Platinum, palladium prices pop as pay talks peter out

Platinum futures trading on the Nymex market in New York gained nearly $20 an ounce or 1.8% to $1,080.90 on Tuesday while palladium contracts added $11.35 an ounce or 1.7%, to $684.90 an ounce. Year to date platinum is up 24.5% and palladium’s price has risen by more than 22%.

The advance in the price of the most widely used platinum group metals came after South Africa’s top labour union for mineworkers in the industry said no deal was reached after more than a month of talks.

Reuters reports The Association of Mineworkers and Construction Union (AMCU) has declared a dispute on wage negotiations with the top three global producers Anglo American Platinum, Impala Platinum and Lonmin which together account for 60% of global platinum output:

“AMCU is demanding pay hikes of more than 50 percent for its lowest pad members, who take home around 8,000 rand ($557) a month, and a 15 percent hike for its higher paid members.”

If talks fail and a government appointed mediator fails to break the deadlock, workers could down tools within 48 hours of a strike being called. AMCU led a bruising 20-week strike in the first half of 2014 that lit a fire under PGM prices, but with production in South Africa returning to pre-strike levels platinum and palladium prices gave up most of those gains in 2015.

At South Africa’s ultra-deep platinum mines, worker pay make up almost half of mining companies’ operating costs and output is also frequently affected by stoppages over safety.

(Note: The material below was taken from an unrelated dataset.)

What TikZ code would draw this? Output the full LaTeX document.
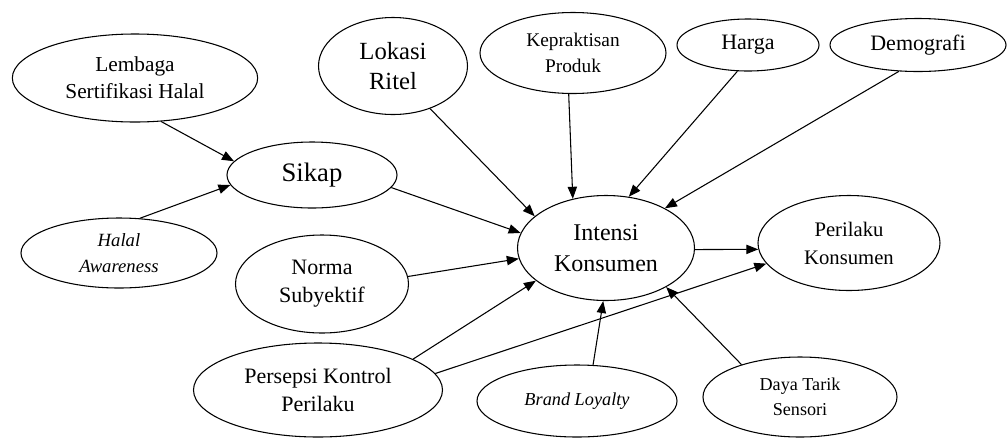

Platinum and palladium prices tends to be volatile thanks to the highly concentrated supply environment. Together Russia and South Africa control between some 80% of the world’s supply of PGMs (South Africa on its own produces 80% of the world’s rhodium). The structure of supply has not altered in any substantial way since the 1970s when platinum and later palladium came to the fore as an important part of the world’s automobile industry.